How it works: Representing complex domains by connecting entities (people, places, organizations, concepts, products) with various relationships.

Use Case: Building internal enterprise knowledge bases, enhancing search engines (like Google's Knowledge Graph), managing metadata, or creating semantic applications where understanding the context and links between information is key.   Network and IT Operations:

Network and IT Operations

How it works: Modeling dependencies between servers, applications, services, routers, data centers, and virtual machines.  

Use Case: Visualizing network topology, performing impact analysis ("If this server goes down, what services are affected?"), identifying single points of failure, and speeding up root cause analysis during outages.   Identity and Access Management (IAM):

Identity and Access Management (IAM)

How it works: Modeling users, groups, roles, permissions, and resources, along with the relationships between them (e.g., "User X BELONGS_TO Group Y", "Group Y HAS_PERMISSION Z", "Permission Z APPLIES_TO Resource W").

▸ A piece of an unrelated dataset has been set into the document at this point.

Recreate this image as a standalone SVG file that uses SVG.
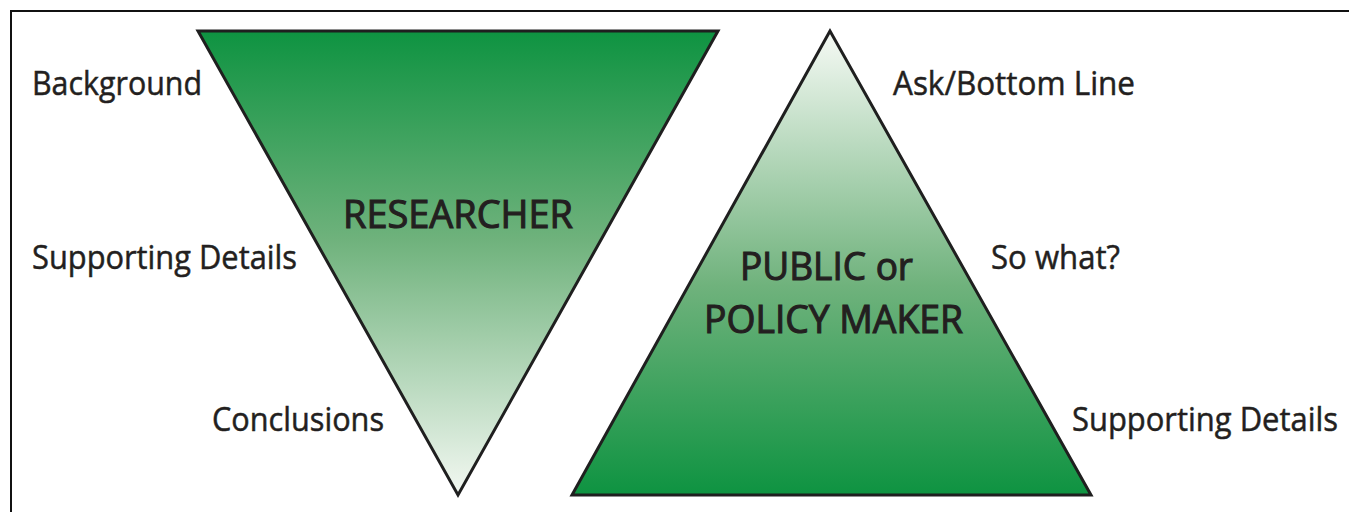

Use Case: Quickly querying complex access rights ("Who has access to this sensitive resource?", "What access does this user have?", "Why does this user have access?"), managing hierarchies, and enforcing security policies.   Supply Chain Management & Logistics:

Supply Chain Management & Logistics

How it works: Mapping suppliers, manufacturers, distributors, warehouses, products, and shipments as nodes, and their interactions as relationships.  

Use Case: Tracking goods through the supply chain, identifying bottlenecks, optimizing routes, understanding dependencies, and assessing risks (e.g., "If Supplier A has an issue, which products are affected?").   Social Networking:

Social Networking

How it works: The classic example – modeling users and their connections (friends, follows, blocks), group memberships, posts, likes, shares, etc.  

Use Case: Finding friends-of-friends, suggesting connections, analyzing influence within the network, and powering social features efficiently.